Once set up, let’s dive into the implementation details.
Implementation Guide
This section is divided into two main parts: highlighting in entire documents and fragments. Each part will guide you through specific steps to achieve your goal.
Highlighting in Entire Documents
Overview
Highlighting search terms across an entire document enhances user experience by making key information easily identifiable.
Step-by-Step Implementation
1. Configure Index Settings
First, create index settings with high compression for efficient text storage:
IndexSettings settings = new IndexSettings();
settings.setTextStorageSettings(new TextStorageSettings(Compression.High));
2. Create and Populate the Index
Create an index in a specified directory and add documents from your folder to it:
String indexFolder = "/path/to/your/document/directory/HighlightingInEntireDocument";
Index index = new Index(indexFolder, settings);
index.add("/path/to/your/documents");
3. Perform Search and Highlight
Search for the term ‘ipsum’ and highlight occurrences in the resulting document:
SearchResult result = index.search("ipsum");
if (result.getDocumentCount() > 0) {
FoundDocument document = result.getFoundDocument(0);
OutputAdapter outputAdapter = new FileOutputAdapter(OutputFormat.Html, "/path/to/your/output/directory/Highlighted.html");
Highlighter highlighter = new DocumentHighlighter(outputAdapter);
HighlightOptions options = new HighlightOptions();
options.setHighlightColor(new Color(150, 255, 150)); // Custom green shade
options.setUseInlineStyles(false); // Prefer CSS for styling
index.highlight(document, highlighter, options);
}
4. Key Configuration Options
- Compression: Use high compression to save storage space.
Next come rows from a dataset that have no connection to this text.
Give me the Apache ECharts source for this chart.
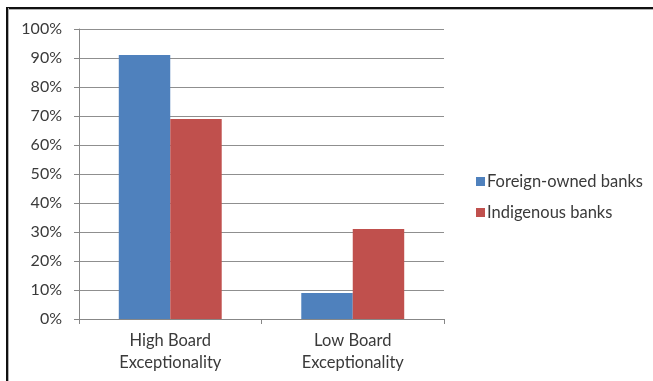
<!DOCTYPE html>
<html>
<head>
<meta charset="utf-8">
<script src="https://cdn.jsdelivr.net/npm/echarts@6/dist/echarts.min.js"></script>
<style>
  html, body { margin: 0; padding: 0; background: #fff; }
  #main { width: 653px; height: 381px; }
</style>
</head>
<body>
<div id="main"></div>
<script>
const categories = ['High Board\nExceptionality', 'Low Board\nExceptionality'];
const foreignOwned = [91, 9];
const indigenous = [69, 31];
const yTicks = [0, 10, 20, 30, 40, 50, 60, 70, 80, 90, 100];

const chart = echarts.init(document.getElementById('main'), null, { renderer: 'canvas' });

const font = 'Lato, "Open Sans", sans-serif';

const option = {
  animation: false,
  backgroundColor: '#ffffff',
  textStyle: { fontFamily: font },
  grid: { left: 79, top: 29, width: 365, height: 290, containLabel: false },
  legend: {
    orient: 'vertical',
    left: 471,
    top: 168,
    itemWidth: 9,
    itemHeight: 9,
    itemGap: 14,
    icon: 'rect',
    textStyle: { fontSize: 16.5, color: '#3a3a3a', fontFamily: font, padding: [0, 0, 0, -3] },
    data: ['Foreign-owned banks', 'Indigenous banks']
  },
  xAxis: {
    type: 'category',
    data: categories,
    axisLine: { lineStyle: { color: '#878787', width: 1 } },
    axisTick: { show: true, length: 5, lineStyle: { color: '#878787' } },
    axisLabel: { fontSize: 16.5, color: '#3a3a3a', lineHeight: 22, margin: 11, fontFamily: font },
    splitLine: { show: false }
  },
  yAxis: {
    type: 'value',
    min: 0,
    max: 100,
    interval: 10,
    axisLine: { show: true, lineStyle: { color: '#878787', width: 1 } },
    axisTick: { show: true, length: 5, lineStyle: { color: '#878787' } },
    axisLabel: {
      fontSize: 16, color: '#3a3a3a', margin: 17, fontFamily: font,
      formatter: v => yTicks.includes(v) ? v + '%' : ''
    },
    splitLine: { show: true, lineStyle: { color: '#8f8f8f', width: 1 } }
  },
  series: [
    {
      name: 'Foreign-owned banks',
      type: 'bar',
      data: foreignOwned,
      barGap: '0%',
      barCategoryGap: '43.6%',
      itemStyle: { color: '#4f81bd' }
    },
    {
      name: 'Indigenous banks',
      type: 'bar',
      data: indigenous,
      barGap: '0%',
      barCategoryGap: '43.6%',
      itemStyle: { color: '#c0504d' }
    }
  ],
  graphic: [
    { type: 'rect', shape: { x: 7, y: 9, width: 660, height: 1 }, style: { fill: '#b0b0b0' }, silent: true },
    { type: 'rect', shape: { x: 6, y: 7, width: 660, height: 2 }, style: { fill: '#111' }, silent: true },
    { type: 'rect', shape: { x: 8, y: 8, width: 1, height: 380 }, style: { fill: '#b0b0b0' }, silent: true },
    { type: 'rect', shape: { x: 6, y: 7, width: 2, height: 380 }, style: { fill: '#111' }, silent: true }
  ]
};

chart.setOption(option);
</script>
</body>
</html>
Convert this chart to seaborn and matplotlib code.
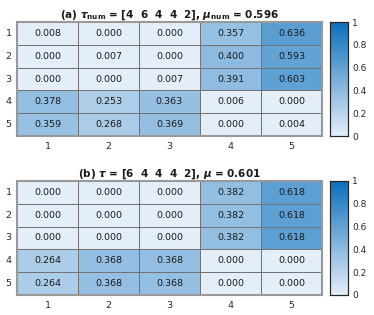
import numpy as np
import matplotlib
matplotlib.use("Agg")
import matplotlib.pyplot as plt
import seaborn as sns
from matplotlib.colors import LinearSegmentedColormap

# values
labels = [1, 2, 3, 4, 5]
vals_a = [[0.008, 0.000, 0.000, 0.357, 0.636],
          [0.000, 0.007, 0.000, 0.400, 0.593],
          [0.000, 0.000, 0.007, 0.391, 0.603],
          [0.378, 0.253, 0.363, 0.006, 0.000],
          [0.359, 0.268, 0.369, 0.000, 0.004]]
vals_b = [[0.000, 0.000, 0.000, 0.382, 0.618],
          [0.000, 0.000, 0.000, 0.382, 0.618],
          [0.000, 0.000, 0.000, 0.382, 0.618],
          [0.264, 0.368, 0.368, 0.000, 0.000],
          [0.264, 0.368, 0.368, 0.000, 0.000]]
title_a = r"(a) $\boldsymbol{\tau}_{\mathbf{num}}$ = [4  6  4  4  2], $\boldsymbol{\mu}_{\mathbf{num}}$ = 0.596"
title_b = r"(b) $\boldsymbol{\tau}$ = [6  4  4  4  2], $\boldsymbol{\mu}$ = 0.601"

sns.set_style("white")
plt.rcParams['font.family'] = ['DejaVu Sans']
cmap = LinearSegmentedColormap.from_list("sky", ["#e4eef8", "#0a6fbb"])

fig = plt.figure(figsize=(3.74, 3.15), dpi=100)
W, H = 374.0, 315.0
panels = [(vals_a, title_a, 22), (vals_b, title_b, 181)]
for vals, title, top in panels:
    ax = fig.add_axes([17 / W, (H - top - 114) / H, 305 / W, 114 / H])
    cax = fig.add_axes([330 / W, (H - top - 114) / H, 18 / W, 114 / H])
    sns.heatmap(np.array(vals), ax=ax, cbar_ax=cax, cmap=cmap, vmin=0, vmax=1,
                annot=True, fmt=".3f", annot_kws={"fontsize": 6.8, "color": "#1a1a1a"},
                linewidths=0.6, linecolor="#737373",
                xticklabels=labels, yticklabels=labels)
    ax.tick_params(length=0, labelsize=6.8, pad=4, labelcolor="#262626")
    ax.set_yticklabels(labels, rotation=0)
    for s in ax.spines.values():
        s.set_visible(True)
        s.set_color("#999999")
        s.set_linewidth(1.5)
    ax.set_title(title, fontsize=7.5, fontweight="bold", pad=3, color="#1a1a1a")
    cax.set_yticks([0, 0.2, 0.4, 0.6, 0.8, 1])
    cax.set_yticklabels(["0", "0.2", "0.4", "0.6", "0.8", "1"])
    cax.tick_params(labelsize=6.5, direction="in", length=2, width=0.6, pad=3,
                    labelcolor="#262626")
    for s in cax.spines.values():
        s.set_visible(True)
        s.set_color("#262626")
        s.set_linewidth(0.8)

fig.savefig("out.png", dpi=100)
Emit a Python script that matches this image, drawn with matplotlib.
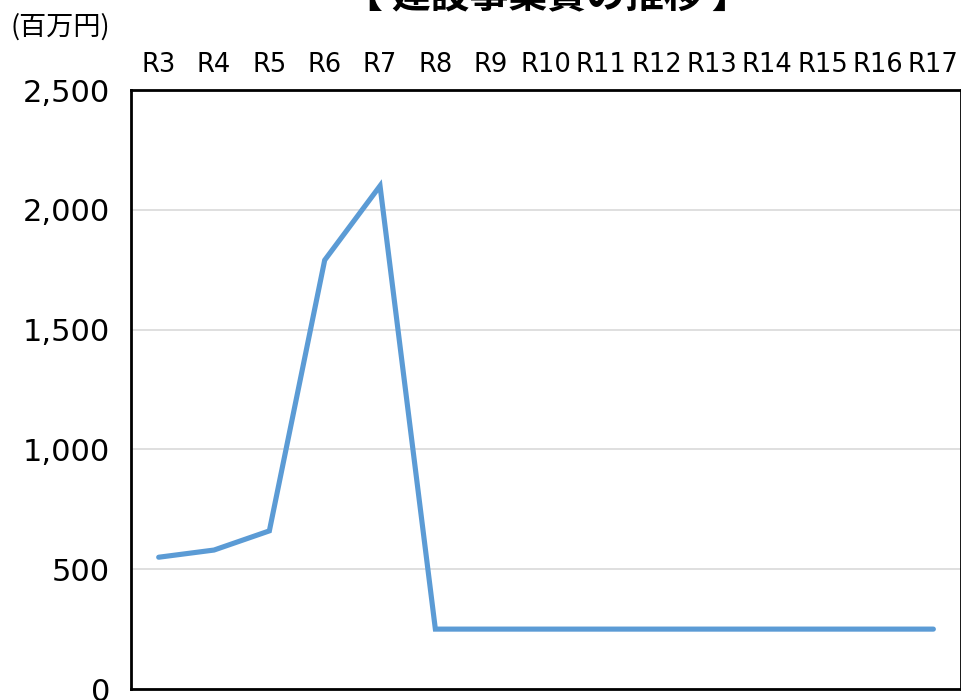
import matplotlib
matplotlib.use("Agg")
import matplotlib.pyplot as plt

plt.rcParams["font.family"] = ["DejaVu Sans", "Noto Sans CJK JP"]

# 年度別の建設事業費（百万円）
years = ["R3", "R4", "R5", "R6", "R7", "R8", "R9", "R10",
         "R11", "R12", "R13", "R14", "R15", "R16", "R17"]
costs = [550, 580, 660, 1790, 2100, 250, 250, 250,
         250, 250, 250, 250, 250, 250, 250]
y_ticks = [0, 500, 1000, 1500, 2000, 2500]

LINE_COLOR = "#5b9bd5"
GRID_COLOR = "#d9d9d9"
CJK = ["Noto Sans CJK JP", "DejaVu Sans"]

fig = plt.figure(figsize=(9.62, 7.0), dpi=100)
ax = fig.add_axes([0.1362, 0.0157, 0.8628, 0.8557])

x = list(range(len(years)))
ax.plot(x, costs, color=LINE_COLOR, lw=3.7, solid_joinstyle="miter",
        solid_capstyle="round", zorder=3)

ax.set_xlim(-0.5, len(years) - 0.5)
ax.set_ylim(0, 2500)
ax.set_yticks(y_ticks)
ax.set_yticklabels([f"{v:,}" for v in y_ticks], fontsize=22)
ax.yaxis.grid(True, color=GRID_COLOR, lw=1.2)
ax.set_axisbelow(True)

ax.xaxis.tick_top()
ax.set_xticks(x)
ax.set_xticklabels(years, fontsize=18.5)
ax.tick_params(axis="both", length=0)
ax.tick_params(axis="x", pad=9)
ax.tick_params(axis="y", pad=15)

for s in ax.spines.values():
    s.set_color("black")
    s.set_linewidth(2.0)

# 単位ラベル
fig.text(0.011, 0.962, "(百万円)", fontsize=19.5, ha="left", va="center",
         family=CJK)
fig.text(0.569, 1.005, "【 建設事業費の推移 】", fontsize=28,
         ha="center", va="center", fontweight="bold", family=CJK)

fig.savefig("out.png", dpi=100)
- HighlightColor: Customize the color of highlighted text.
- UseInlineStyles: Opt for CSS styles to maintain clean HTML.
Highlighting in Fragments
Overview
Highlighting fragments allows you to focus on specific sections surrounding a search term, providing context without overwhelming users with information.
Step-by-Step Implementation
1. Configure Index and Search Settings
Set up your index as before, but configure fragment-specific options:
String indexFolder = "/path/to/your/document/directory/HighlightingInFragments";
Index index = new Index(indexFolder, settings);
index.add("/path/to/your/documents");
SearchResult result = index.search("ipsum");
2. Highlight Fragments with Context
Specify the number of terms before and after a match to include in the fragment:
HighlightOptions options = new HighlightOptions();
options.setTermsBefore(5); // Include 5 terms before the match
options.setTermsAfter(5); // Include 5 terms after the match
options.setHighlightColor(new Color(127, 200, 255)); // Custom blue shade
options.setUseInlineStyles(true); // Use inline styles for emphasis
FoundDocument document = result.getFoundDocument(0);
FragmentHighlighter highlighter = new FragmentHighlighter(OutputFormat.Html);
index.highlight(document, highlighter, options);
3. Retrieve and Format Results
Collect the highlighted fragments and write them to an HTML file:
StringBuilder stringBuilder = new StringBuilder();
FragmentContainer[] fragmentContainers = highlighter.getResult();
for (FragmentContainer container : fragmentContainers) {
String[] fragments = container.getFragments();
if (fragments.length > 0) {
stringBuilder.append("\n<br>").append(container.getFieldName()).append("<br>\n");
for (String fragment : fragments) {
stringBuilder.append(fragment).append("\n");
}
}
}
try {
Files.write(Paths.get("/path/to/your/output/directory/Fragments.html"), stringBuilder.toString().getBytes());
} catch (IOException ex) {
// Handle exceptions
}
Practical Applications
- Legal Document Review: Quickly highlight key terms across extensive legal documents to streamline case preparation.
- Academic Research: Facilitate literature review by highlighting relevant terms in research papers and journals.
- Customer Support: Enhance support ticket systems by identifying critical information within customer communications.
Performance Considerations
- Optimize Index Size: Use high compression settings for efficient storage.
- Balance Between Speed and Accuracy: Adjust fragment context size based on performance needs.
- Memory Management: Monitor resource usage to prevent memory leaks in large-scale applications.
Conclusion
In this tutorial, you’ve learned how to implement term highlighting using GroupDocs.Search for Java, both across entire documents and specific fragments. These techniques can significantly enhance document management systems by making information more accessible and user-friendly. To further explore the capabilities of GroupDocs.Search, consider experimenting with additional features like synonym search or fuzzy matching.
FAQ Section
1. What are some benefits of using GroupDocs.Search for Java?
- Efficient searching across large datasets.
- Customizable highlighting options.
- High compression settings to save storage space.
2. How can I integrate GroupDocs.Search with other systems?
- Use APIs and libraries that support data exchange formats like JSON or XML.
3. What are common issues when using GroupDocs.Search, and how can they be resolved?
- Indexing errors: Ensure file paths and permissions are correctly set.